The Wright brothers, Orville (August 19, 1871 – January 30, 1948) and Wilbur (April 16, 1867 – May 30, 1912), were two Americans who are generally credited with inventing and building the world's first successful airplane and making the first controlled, powered and sustained heavier-than-air human flight, on December 17, 1903. They are also officially credited worldwide through the Federation Aeronautics International, the standard-setting and record-keeping body for aeronautics and astronautics, as "the first sustained and controlled heavier-than-air powered flight." In the two years afterward, the brothers developed their flying machine into the first practical fixed-wing aircraft. Although not the first to build and fly experimental aircraft, the Wright brothers were the first to invent aircraft controls that made fixed wing flight possible.
The Wrights based the design of their first full-size glider (as well as the 1899 kite) on the work of their recent predecessors, chiefly the Chanute-Herring biplane hang glider ("double-decker", as the Wrights called it), which flew well in the 1896 experiments near Chicago; and aeronautical data on lift that Lilienthal had published. The Wrights designed the wings with camber, a curvature of the top surface. The brothers did not discover this principle, but took advantage of it. The better lift of a cambered surface compared to a flat one was first discussed scientifically by Sir George Cayley.

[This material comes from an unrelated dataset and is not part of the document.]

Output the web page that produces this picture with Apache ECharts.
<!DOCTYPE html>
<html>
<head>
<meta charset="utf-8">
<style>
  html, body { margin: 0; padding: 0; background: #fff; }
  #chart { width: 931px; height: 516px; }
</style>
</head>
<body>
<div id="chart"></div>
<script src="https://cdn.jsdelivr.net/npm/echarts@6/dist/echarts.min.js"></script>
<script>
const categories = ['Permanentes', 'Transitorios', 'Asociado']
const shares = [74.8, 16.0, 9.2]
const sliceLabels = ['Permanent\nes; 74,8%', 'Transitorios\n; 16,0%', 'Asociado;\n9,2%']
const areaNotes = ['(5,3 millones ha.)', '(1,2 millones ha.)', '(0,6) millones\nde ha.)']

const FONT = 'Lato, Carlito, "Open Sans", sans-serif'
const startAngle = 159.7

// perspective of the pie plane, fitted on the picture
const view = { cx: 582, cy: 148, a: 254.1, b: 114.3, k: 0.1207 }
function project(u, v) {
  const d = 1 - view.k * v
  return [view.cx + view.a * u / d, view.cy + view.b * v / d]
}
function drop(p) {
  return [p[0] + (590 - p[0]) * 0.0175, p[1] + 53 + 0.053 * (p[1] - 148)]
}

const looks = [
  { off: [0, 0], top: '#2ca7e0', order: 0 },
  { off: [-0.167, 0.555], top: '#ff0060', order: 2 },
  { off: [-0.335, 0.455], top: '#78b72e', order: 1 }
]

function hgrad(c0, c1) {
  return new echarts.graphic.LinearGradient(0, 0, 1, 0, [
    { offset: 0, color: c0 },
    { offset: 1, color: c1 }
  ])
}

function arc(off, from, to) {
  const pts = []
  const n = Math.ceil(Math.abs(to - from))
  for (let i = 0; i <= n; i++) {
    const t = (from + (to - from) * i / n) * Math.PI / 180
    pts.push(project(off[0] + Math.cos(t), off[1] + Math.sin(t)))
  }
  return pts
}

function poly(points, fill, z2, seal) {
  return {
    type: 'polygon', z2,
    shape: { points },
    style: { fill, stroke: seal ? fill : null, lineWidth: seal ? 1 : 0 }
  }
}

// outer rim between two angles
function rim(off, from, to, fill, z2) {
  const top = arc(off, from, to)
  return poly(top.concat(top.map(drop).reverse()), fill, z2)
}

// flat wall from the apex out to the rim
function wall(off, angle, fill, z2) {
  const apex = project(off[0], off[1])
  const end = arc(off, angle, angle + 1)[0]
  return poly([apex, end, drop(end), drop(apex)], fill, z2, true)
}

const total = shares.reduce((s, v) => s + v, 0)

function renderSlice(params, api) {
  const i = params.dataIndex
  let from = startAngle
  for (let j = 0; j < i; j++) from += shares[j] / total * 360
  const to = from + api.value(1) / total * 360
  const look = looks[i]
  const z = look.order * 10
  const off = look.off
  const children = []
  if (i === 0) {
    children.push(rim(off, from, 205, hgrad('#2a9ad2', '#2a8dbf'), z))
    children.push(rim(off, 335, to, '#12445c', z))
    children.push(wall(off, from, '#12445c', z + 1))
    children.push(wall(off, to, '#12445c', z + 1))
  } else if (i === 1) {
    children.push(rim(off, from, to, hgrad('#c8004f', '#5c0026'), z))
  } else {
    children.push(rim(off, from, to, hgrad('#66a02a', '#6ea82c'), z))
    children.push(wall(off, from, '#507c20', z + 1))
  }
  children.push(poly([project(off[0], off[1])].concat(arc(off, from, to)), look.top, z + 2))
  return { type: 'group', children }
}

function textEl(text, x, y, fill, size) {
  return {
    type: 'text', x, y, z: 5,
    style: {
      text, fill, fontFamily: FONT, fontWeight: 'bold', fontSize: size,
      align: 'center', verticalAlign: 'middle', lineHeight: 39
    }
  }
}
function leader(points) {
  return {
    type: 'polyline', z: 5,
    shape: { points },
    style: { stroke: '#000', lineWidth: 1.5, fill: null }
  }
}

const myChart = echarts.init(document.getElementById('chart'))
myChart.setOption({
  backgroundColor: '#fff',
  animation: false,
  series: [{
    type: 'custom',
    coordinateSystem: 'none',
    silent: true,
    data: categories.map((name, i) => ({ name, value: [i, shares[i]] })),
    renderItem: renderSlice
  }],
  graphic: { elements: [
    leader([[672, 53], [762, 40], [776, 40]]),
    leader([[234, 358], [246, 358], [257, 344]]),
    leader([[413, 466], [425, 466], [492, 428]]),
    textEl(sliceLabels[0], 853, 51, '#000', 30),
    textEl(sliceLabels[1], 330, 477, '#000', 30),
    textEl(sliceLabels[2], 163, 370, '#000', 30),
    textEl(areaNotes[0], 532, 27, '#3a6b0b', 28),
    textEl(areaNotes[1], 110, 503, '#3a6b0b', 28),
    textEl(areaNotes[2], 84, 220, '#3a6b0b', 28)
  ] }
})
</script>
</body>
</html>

Lilienthal, whose work the Wrights carefully studied, used cambered wings in his gliders, proving in flight the advantage over flat surfaces. The wooden uprights between the wings of the Wright glider were braced by wires in their own adaptation of Chanute's modified "Pratt truss", a bridge-building design he used in his 1896 glider. The Wrights mounted the horizontal elevator in front of the wings rather than behind, apparently believing this feature would help avoid a nosedive and crash like the one that killed Lilienthal. (Later, when Brazilian aviation pioneer Santos-Dumont, flew his 14-bis in Paris in 1906, French newspapers dubbed the tail-first arrangement a "canard", due to the supposed resemblance to a duck in flight.) Wilbur incorrectly believed a tail was not necessary, and their first two gliders did not have one.
The brothers flew the glider only a few days in the early autumn of 1900 at Kitty Hawk. In the first tests, probably October 3, Wilbur was aboard while the glider flew as a kite not far above the ground with men below holding tether ropes. Most of the kite tests were unpiloted with sandbags or chains (and even a local boy) as onboard ballast.

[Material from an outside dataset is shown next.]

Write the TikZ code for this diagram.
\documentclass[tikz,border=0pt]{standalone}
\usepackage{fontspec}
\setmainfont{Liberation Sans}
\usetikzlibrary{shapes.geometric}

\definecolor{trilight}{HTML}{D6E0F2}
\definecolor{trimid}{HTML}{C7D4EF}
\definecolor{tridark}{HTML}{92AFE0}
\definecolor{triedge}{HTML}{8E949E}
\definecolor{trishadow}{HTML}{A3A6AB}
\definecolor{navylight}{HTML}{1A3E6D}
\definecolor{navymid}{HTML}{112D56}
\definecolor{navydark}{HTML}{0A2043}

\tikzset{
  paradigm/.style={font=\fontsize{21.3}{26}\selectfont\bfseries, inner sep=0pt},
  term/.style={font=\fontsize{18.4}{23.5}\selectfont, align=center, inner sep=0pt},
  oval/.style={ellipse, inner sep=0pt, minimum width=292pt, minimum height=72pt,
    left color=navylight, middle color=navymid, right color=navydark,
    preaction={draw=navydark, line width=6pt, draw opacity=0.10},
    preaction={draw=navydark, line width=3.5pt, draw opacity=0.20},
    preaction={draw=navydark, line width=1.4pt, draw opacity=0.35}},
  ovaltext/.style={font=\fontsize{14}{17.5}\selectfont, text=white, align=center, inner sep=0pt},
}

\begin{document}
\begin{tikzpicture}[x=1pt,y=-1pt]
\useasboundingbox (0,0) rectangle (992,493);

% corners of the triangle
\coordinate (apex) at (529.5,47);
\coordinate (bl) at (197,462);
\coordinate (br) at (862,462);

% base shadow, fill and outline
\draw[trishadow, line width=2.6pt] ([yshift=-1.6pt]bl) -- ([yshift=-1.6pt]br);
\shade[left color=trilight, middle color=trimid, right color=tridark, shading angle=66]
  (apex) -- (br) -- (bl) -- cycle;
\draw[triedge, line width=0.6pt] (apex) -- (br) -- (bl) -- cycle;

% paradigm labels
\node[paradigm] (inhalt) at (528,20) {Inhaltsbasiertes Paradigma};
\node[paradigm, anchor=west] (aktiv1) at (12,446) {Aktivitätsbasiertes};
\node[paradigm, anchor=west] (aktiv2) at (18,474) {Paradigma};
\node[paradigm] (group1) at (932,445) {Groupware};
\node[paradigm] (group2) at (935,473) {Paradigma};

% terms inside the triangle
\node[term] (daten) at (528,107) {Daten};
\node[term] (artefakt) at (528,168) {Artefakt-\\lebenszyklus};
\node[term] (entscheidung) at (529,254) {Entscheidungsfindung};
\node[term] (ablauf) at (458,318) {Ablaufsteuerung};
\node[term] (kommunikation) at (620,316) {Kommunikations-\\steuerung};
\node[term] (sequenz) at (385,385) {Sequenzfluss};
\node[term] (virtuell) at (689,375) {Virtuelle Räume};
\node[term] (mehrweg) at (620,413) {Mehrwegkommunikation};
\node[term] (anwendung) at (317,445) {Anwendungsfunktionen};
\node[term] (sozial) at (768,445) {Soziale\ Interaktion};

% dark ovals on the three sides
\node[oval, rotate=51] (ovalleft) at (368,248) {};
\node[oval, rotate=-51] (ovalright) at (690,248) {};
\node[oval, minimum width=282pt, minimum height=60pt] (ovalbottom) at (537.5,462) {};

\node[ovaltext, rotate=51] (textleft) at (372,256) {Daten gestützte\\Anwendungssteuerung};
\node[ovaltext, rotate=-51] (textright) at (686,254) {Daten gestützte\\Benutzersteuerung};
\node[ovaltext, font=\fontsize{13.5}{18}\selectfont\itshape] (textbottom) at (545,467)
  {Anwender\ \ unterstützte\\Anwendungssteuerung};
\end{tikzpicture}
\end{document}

They tested wing-warping using control ropes from the ground. The glider was also tested unmanned while suspended from a small homemade tower. Wilbur (but not Orville) made about a dozen free glides on only a single day. For those tests, the brothers trekked four miles (6 km) south to the Kill Devil Hills, a group of sand dunes up to 100 feet (30 m) high (where they made camp in each of the next three years). Although the glider's lift was less than expected (causing most tests to be unmanned), the brothers were encouraged because the craft's front elevator worked well and they had no accidents. However, the small number of free glides meant they were not able to give wing-warping a true test.

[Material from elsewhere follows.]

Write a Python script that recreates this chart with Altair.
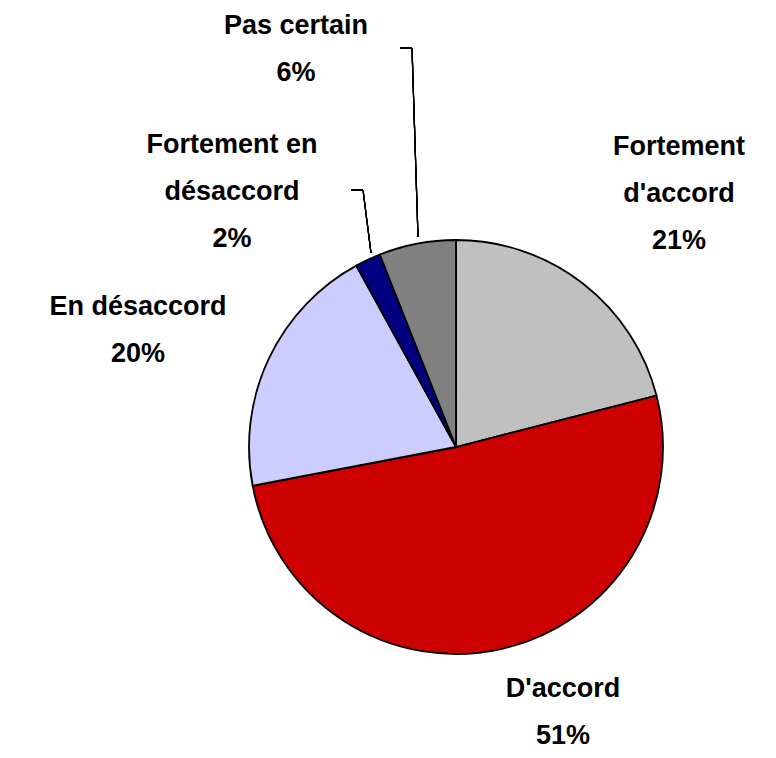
import altair as alt
import pandas as pd

# ---- data ----
categories = ["Fortement d'accord", "D'accord", "En désaccord", "Fortement en désaccord", "Pas certain"]
label_lines = ["Fortement\nd'accord", "D'accord", "En désaccord", "Fortement en\ndésaccord", "Pas certain"]
values = [21, 51, 20, 2, 6]
colors = ["#C0C0C0", "#CC0000", "#CCCCFF", "#000080", "#808080"]

# ---- layout (pixel positions of first label line, chart coordinates) ----
label_x = [671, 555, 130, 224, 288]
label_y = [139, 681, 299, 137, 18]

pie_df = pd.DataFrame({
    "category": categories,
    "value": values,
    "idx": list(range(len(categories))),
})

lab_df = pd.DataFrame({
    "label": [f"{t}\n{v}%" for t, v in zip(label_lines, values)],
    "lx": label_x,
    "ly": label_y,
})

CX, CY, R = 448, 439, 207

pie = alt.Chart(pie_df).mark_arc(radius=R, stroke="black", strokeWidth=1.8).encode(
    theta=alt.Theta("value:Q", stack=True),
    order=alt.Order("idx:Q"),
    color=alt.Color("category:N", scale=alt.Scale(domain=categories, range=colors), legend=None),
    x=alt.value(CX),
    y=alt.value(CY),
)

labels = alt.Chart(lab_df).mark_text(
    font="Liberation Sans", fontWeight="bold", fontSize=27, color="black",
    lineBreak="\n", lineHeight=47, align="center", baseline="middle",
).encode(
    x=alt.X("lx:Q", scale=None, axis=None),
    y=alt.Y("ly:Q", scale=None, axis=None),
    text="label:N",
)

def seg(x1, y1, x2, y2):
    return alt.Chart(pie_df).mark_rule(color="black", strokeWidth=1.2).encode(
        x=alt.value(x1), y=alt.value(y1), x2=alt.value(x2), y2=alt.value(y2)
    )

leaders = [
    seg(392, 40, 404, 40),
    seg(404, 40, 410, 229),
    seg(343, 182, 355, 182),
    seg(355, 182, 363, 245),
]

chart = alt.layer(pie, labels, *leaders).properties(
    width=760, height=742, padding=0
).configure_view(stroke=None)

chart.save("out.html", embed_options={"renderer": "svg", "actions": False})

The pilot lay flat on the lower wing, as planned, to reduce aerodynamic drag. As a glide ended, the pilot was supposed to lower himself to a vertical position through an opening in the wing and land on his feet with his arms wrapped over the framework. Within a few glides, however, they discovered the pilot could remain prone on the wing, headfirst, without undue danger when landing. They made all their flights in that position for the next five years.